Category: Fundamentals 
More than 99.5% of thyroid hormones are protein-bound in the serum to thyroxine-binding globulin (TBG) and other proteins, rendering them metabolically inactive. As a result, only free T4 and free T3 are clinically relevant.

January 9, 2020

Nursing Tip of the Day! - Fundamentals

Category: Fundamentals 
The function of the thyroid hormone is to influence the metabolism of cells by increasing their basal metabolic rate. It has a role in protein synthesis and functions together with other hormones necessary for normal growth and development.

January 8, 2020

Nursing Tip of the Day! - Fundamentals

Category: Fundamentals 
The thyroid’s function is to secrete two iodinated hormones, T3 and T4. Only about 20% of circulating T3 is directly secreted by the thyroid. The remainder is produced by peripheral conversion of T4 to the more biologically active T3.

January 7, 2020

Nursing Tip of the Day! - Fundamentals

Category: Fundamentals 
Hyperthyroidism is a condition caused by overproduction and increased circulation of thyroid hormone. The disorder runs the spectrum from subclinical hyperthyroidism to thyrotoxicosis, a life-threatening disorder.

January 6, 2020

Nursing Tip of the Day! - Fundamentals

Category: Fundamentals 
Management of rhabdomyolysis focuses on treatment of the cause, prevention of renal failure and management of life- or limb-threatening complications. Volume expansion is critical to avoiding myoglobin-induced acute renal failure.

January 5, 2020

Nursing Tip of the Day! - Fundamentals

Category: Fundamentals 
Myoglobinuria with an elevated plasma CK level, confirms rhabdomyolysis.
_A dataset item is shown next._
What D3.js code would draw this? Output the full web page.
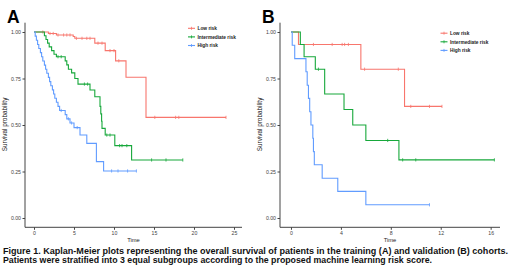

Common electrolyte disturbances include hyperkalemia, hyperphosphatemia and early hypocalcemia followed by late hypercalcemia.

January 4, 2020

Nursing Tip of the Day! - Fundamentals

Category: Fundamentals 
Myoglobin is a dark red protein composed of globin and a molecule of heme. Its normal function is to supply oxygen to skeletal and cardiac muscle in times of need. The excretion of myoglobin occurs renally.